Sorry for 'Hurtful Way Explanation of Data Came Across,' Does Not Recant Analysis That Minorities Somehow Benefit From Photo ID Restrictions at Polling Places Because They 'Die First' Before Becoming Elderly
Tanner to Meet Elderly Minority Congressman Conyers at Hearing on Capitol Hill Tuesday Morning...
By Brad Friedman on 10/29/2007, 6:01pm PT  

John Tanner, chief of the DoJ Civil Rights Division's Voting Unit, has not yet been fired. But he is sorry:

I want to apologize for the comments I made at the recent meeting of the National Latino Congreso about the impact of voter identification laws on elderly and minority voters. I understand that my explanation of the data came across in a hurtful way which I deeply regret. The reports of my comments do not in any way accurately reflect my career of devotion to enforcing federal laws designed to assure fair and equal access to the ballot. I am honored to have the opportunity to do this work, and I am honored to serve with the dedicated employees of the Voting Section who, day in and day out, work hard to protect the rights of all Americans under the Voting Rights Act.

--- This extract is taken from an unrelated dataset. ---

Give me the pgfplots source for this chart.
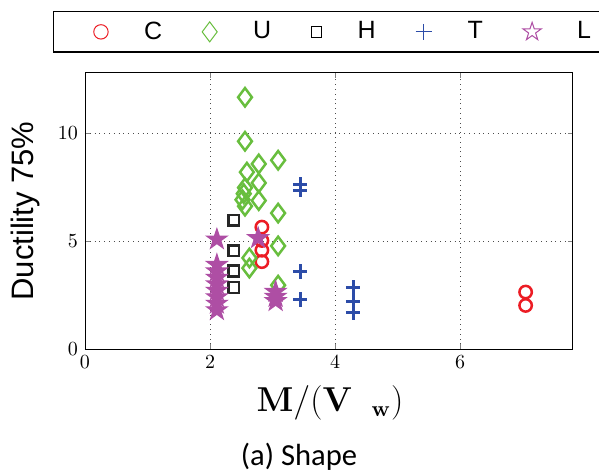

The apology, sent last Friday, becomes public on the eve of his testimony before the U.S. House Judiciary Committee tomorrow morning (Tuesday) at 10am ET, and just after the DNC joined many others early today in demanding he be "immediately fired." Tanner's sorry note was sent to a few folks just after Senator Barack Obama called on the Acting Attorney General to fire him. Several others have followed suit since.

Paul Kiel, who notes that "Tanner does not recant his analysis that voter ID laws actually discriminate against whites, but does apologize that his 'explanation of the data came across in a hurtful way,' has the scoop on the apology. It was sent to some of the attendees at the National Latino Congreso earlier this month where The BRAD BLOG video-taped and reported his objectionable, and incorrect, comments on restrictive Photo ID laws he's approved at the DoJ.

He had claimed such laws were just fine by him since, though they may disenfranchise some elderly voters, "minorities don't become elderly the way white people do. They die first."